Remember that records don’t always indicate a team’s true caliber, in fact they rarely do. Many of you have probably forgotten, but the Lakers and Sixers were 57-25 each when they met in the Finals nearly a decade ago. The seven meetings between the teams that year (of which the Lakers won five) showed us just how closely they were matched, which really wasn't very closely at all.

In the event that both the Lakers and the Cavaliers meet again in the NBA Finals, don’t expect this postseason to be much different.

In case you need more proof of this, lets analyze the two times the Lakers and Cavaliers met this season. As I’ve discussed in previous articles, matched up with Kobe Bryant, LeBron wasn’t able to maintain his usual dominance and the rest of the Cavaliers were incapable of filling the void.

The Lakers cruised both times, the first behind Gasol’s and Bynum’s combined 36 points and the second behind Lamar Odom who played like a man possessed, racking up 28 points and a massive 17 rebounds.

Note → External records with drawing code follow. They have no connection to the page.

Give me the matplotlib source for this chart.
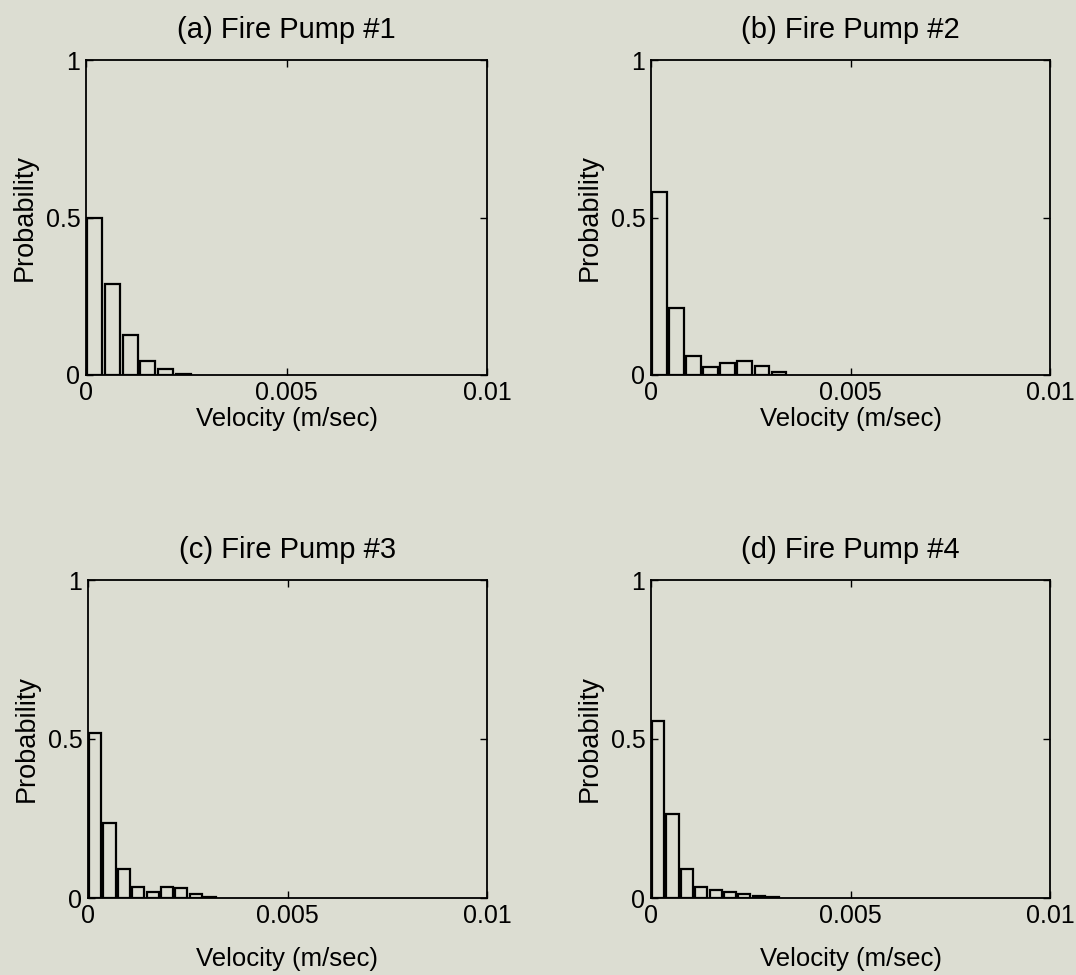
import matplotlib
matplotlib.use("Agg")
import matplotlib.pyplot as plt
import numpy as np

plt.rcParams["font.family"] = ["Liberation Sans", "DejaVu Sans"]

BG = "#dcddd2"

# ── data ─────────────────────────────────────────────────────────────────────
titles = ["(a) Fire Pump #1", "(b) Fire Pump #2", "(c) Fire Pump #3", "(d) Fire Pump #4"]

# bin spacing of each histogram (m/sec)
bin_width = [0.00044, 0.000427, 0.00036, 0.00036]

prob_a = [0.50, 0.29, 0.127, 0.044, 0.019, 0.004]
prob_b = [0.58, 0.213, 0.06, 0.025, 0.038, 0.043, 0.029, 0.01]
prob_c = [0.52, 0.236, 0.091, 0.035, 0.02, 0.035, 0.031, 0.013, 0.003]
prob_d = [0.557, 0.264, 0.09, 0.035, 0.025, 0.018, 0.012, 0.007, 0.003]
probs = [prob_a, prob_b, prob_c, prob_d]

# axes placement in figure pixels: left, top, right, bottom
W, H = 1076, 975
boxes = [(86, 60, 487, 375), (651, 60, 1050, 375),
         (88, 580, 487, 898), (651, 580, 1050, 898)]
xlabel_pad = [2, 2, 14, 14]

fig = plt.figure(figsize=(W / 100, H / 100), dpi=100, facecolor=BG)

for k in range(4):
    l, t, r, b = boxes[k]
    ax = fig.add_axes([l / W, 1 - b / H, (r - l) / W, (b - t) / H])
    ax.set_facecolor(BG)
    p = np.array(probs[k])
    w = bin_width[k]
    centers = (np.arange(len(p)) + 0.5) * w
    ax.bar(centers, p, width=w * 0.85, facecolor=BG, edgecolor="black",
           linewidth=1.6)
    ax.set_xlim(0, 0.01)
    ax.set_ylim(0, 1)
    ax.set_xticks([0, 0.005, 0.01])
    ax.set_xticklabels(["0", "0.005", "0.01"])
    ax.set_yticks([0, 0.5, 1])
    ax.set_yticklabels(["0", "0.5", "1"])
    ax.tick_params(direction="in", top=True, right=True, length=5,
                   width=1.0, labelsize=18, pad=4)
    for s in ax.spines.values():
        s.set_linewidth(1.3)
    ax.set_title(titles[k], fontsize=21, pad=16)
    ax.set_xlabel("Velocity (m/sec)", fontsize=18.5, labelpad=xlabel_pad[k])
    ax.set_ylabel("Probability", fontsize=19.5, labelpad=6)

fig.savefig("out.png", dpi=100, facecolor=BG)
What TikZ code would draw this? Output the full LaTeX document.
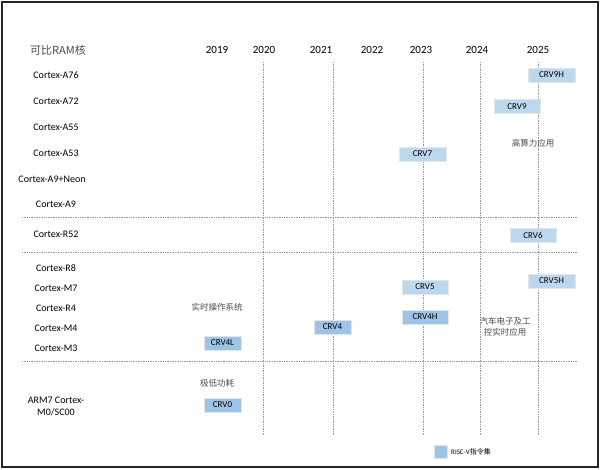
\documentclass[tikz,border=0pt]{standalone}
\usepackage{fontspec}
\setmainfont{Carlito}
\newfontfamily\cjk{Noto Sans CJK SC}
\definecolor{lb}{HTML}{BDD7EE}
\definecolor{db}{HTML}{9DC3E6}
\begin{document}
\begin{tikzpicture}[x=1pt,y=-1pt,
  grid/.style={gray!80,densely dotted,line width=0.7pt},
  lab/.style={font=\fontsize{10}{12}\selectfont,align=center},
  yr/.style={font=\fontsize{11}{13}\selectfont},
  note/.style={font=\cjk\fontsize{8.5}{11}\selectfont,text=black!70,align=center},
  bx/.style={draw=black!10,fill=lb,minimum height=14pt,inner sep=0pt,font=\fontsize{9}{11}\selectfont},
  dbx/.style={bx,fill=db}]
\useasboundingbox (0,0) rectangle (601,470);
\draw[line width=1.5pt,black!85] (2,2) rectangle (598,467);
\foreach \x in {263,333,423,480,538} \draw[grid] (\x,62) -- (\x,435);
\foreach \y in {217,252,361} \draw[grid] (22,\y) -- (577,\y);
\node[font=\cjk\fontsize{11}{13}\selectfont,text=black!70] (t) at (58,50) {可比RAM核};
\foreach \n/\x in {2019/217,2020/264,2021/321,2022/372,2023/421,2024/477,2025/538}
  \node[yr] (y\n) at (\x,50) {\n};
\foreach \n/\t/\y in {a/Cortex-A76/75,b/Cortex-A72/101,c/Cortex-A55/127,d/Cortex-A53/153,f/Cortex-A9/204,g/Cortex-R52/234,h/Cortex-R8/268,i/Cortex-M7/288,j/Cortex-R4/308,k/Cortex-M4/328,l/Cortex-M3/348}
  \node[lab] (r\n) at (56,\y) {\t};
\node[lab] (re) at (52,179) {Cortex-A9+Neon};
\node[lab] (rm) at (56,406) {ARM7 Cortex-\\M0/SC00};
\node[bx,minimum width=47pt] (c9h) at (551.5,75) {CRV9H};
\node[bx,minimum width=46pt] (c9) at (517,106.5) {CRV9};
\node[bx,minimum width=47pt] (c7) at (422.5,154) {CRV7};
\node[bx,minimum width=46pt] (c6) at (533,235.5) {CRV6};
\node[bx,minimum width=46pt] (c5) at (425,287) {CRV5};
\node[bx,minimum width=47pt] (c5h) at (551.5,281) {CRV5H};
\node[dbx,minimum width=46pt] (c4h) at (425,317) {CRV4H};
\node[dbx,minimum width=37pt] (c4) at (332.5,327) {CRV4};
\node[dbx,minimum width=37pt] (c4l) at (222.5,343) {CRV4L};
\node[dbx,minimum width=37pt] (c0) at (222.5,405) {CRV0};
\node[note] (n1) at (533,143) {高算力应用};
\node[note] (n2) at (217,307) {实时操作系统};
\node[note] (n3) at (505,327) {汽车电子及工\\控实时应用};
\node[note] (n4) at (217,383) {极低功耗};
\node[dbx,minimum width=13pt,minimum height=13pt] (lg) at (440.5,451.5) {};
\node[anchor=west,inner sep=0pt,font=\fontsize{7}{9}\selectfont] (lt) at (451,451.5) {RISC-V{\cjk 指令集}};
\end{tikzpicture}
\end{document}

The reason why LeBron James is the MVP is because when you look at the Cavaliers now it’s very easy to forget all of that.

It’s very easy to forget the fact that they are one of the most one-dimensional teams in the game (maybe the most one dimensional 60-win team in the game’s history).

Success just has that effect. The fact that the Cavaliers, who would otherwise be fighting just for a playoff spot, have enjoyed the tremendous level of success that they have is why LeBron James is the MVP.

The league must award LeBron’s effort and production (not that it would be robbery if Kobe were to win it).

Now if you’ll excuse me, I’m going to stand dramatically over the edge of a cliff and contemplate whether I deserve forgiveness.